Il s’agit de savoir :
• Comment développer la production de l’énergie en Tunisie (accélérer la prospection classique ainsi que celle du gaz de schiste, exploiter les énergies renouvelables et accélérer les projets en ce sens …)
• Comment rationaliser la consommation de l’énergie (sensibilisation du consommateur, mise à niveau énergétique de nos usines, lutte contre la contrebande et utilisation illicite des produits fortement subventionnés …)
• Comment rationaliser la consommation des produits de base
• Comment mieux cibler la population à qui est destiné la subvention ?
Les leçons tirées d’une cinquantaine d’expériences internationales montrent que la méthodologie d’approche est aussi importante sinon plus que la problématique elle-même. En particulier les facteurs-clés de succès de la réforme du système de subvention seraient :
• Des objectifs à long terme clairs avec un positionnement clair des acteurs et une définition du rôle de toutes les des parties prenantes en particulier, il faudrait tenir compte de l’opposition de groupes d'intérêts spécifiques à qui profite le statu quo ;
• Une stratégie de communication claire et efficace, appuyée par une amélioration de la transparence, notamment moyennant la diffusion d’informations sur l'ampleur des subventions et la comptabilisation des subventions dans le budget ;
• Des mesures correctement échelonnées dans le temps ;
• L'amélioration de l'efficacité des entreprises étatiques et de la logistique de gestion des subventions en général.

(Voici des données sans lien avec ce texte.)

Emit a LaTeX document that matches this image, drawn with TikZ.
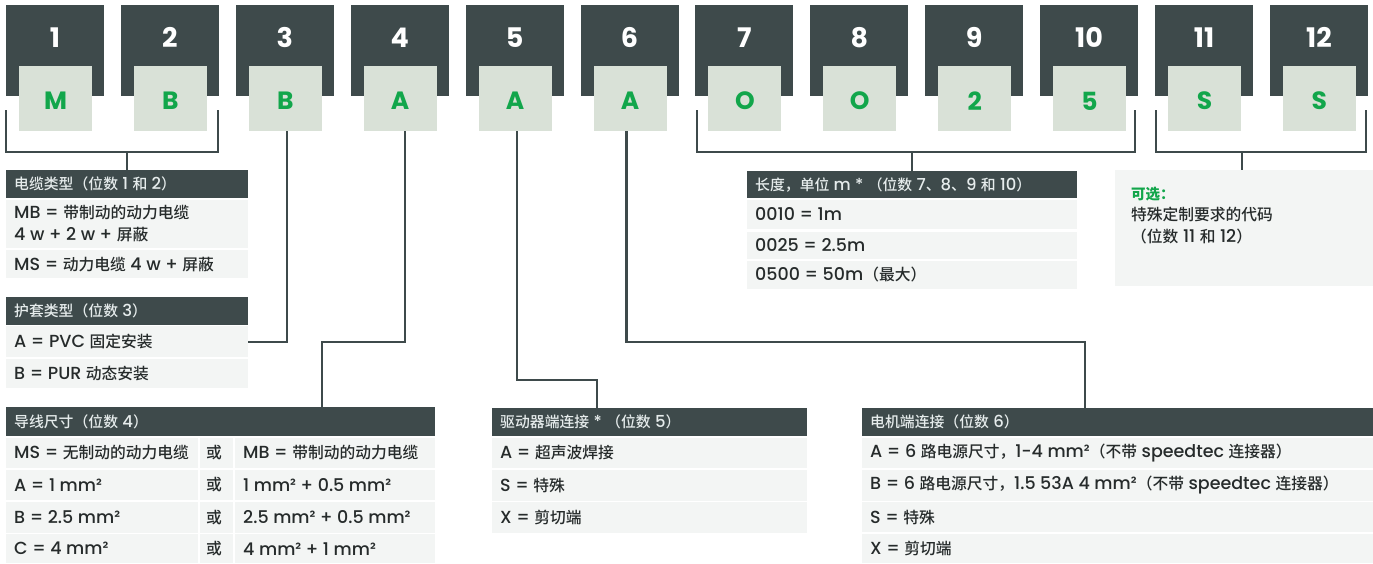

• L’introduction de mesures ciblées pour protéger les pauvres dans le cadre du processus de réforme.
• Des réformes institutionnelles qui dépolitisent le processus de fixation des prix des produits de base et celle de l’énergie.
Voilà des questions majeures auxquelles toute la Tunisie gouvernement, partis politiques et surtout société civile se doit de répondre de toute urgence. Déjà plusieurs initiatives ont été lancées par plusieurs acteurs de la société civile, il s’agit de canaliser très rapidement ces initiatives. Le gouvernement vient d’annoncer le lancement d’une consultation et un dialogue national sur cette problématique. Ce n’est pas trop tôt.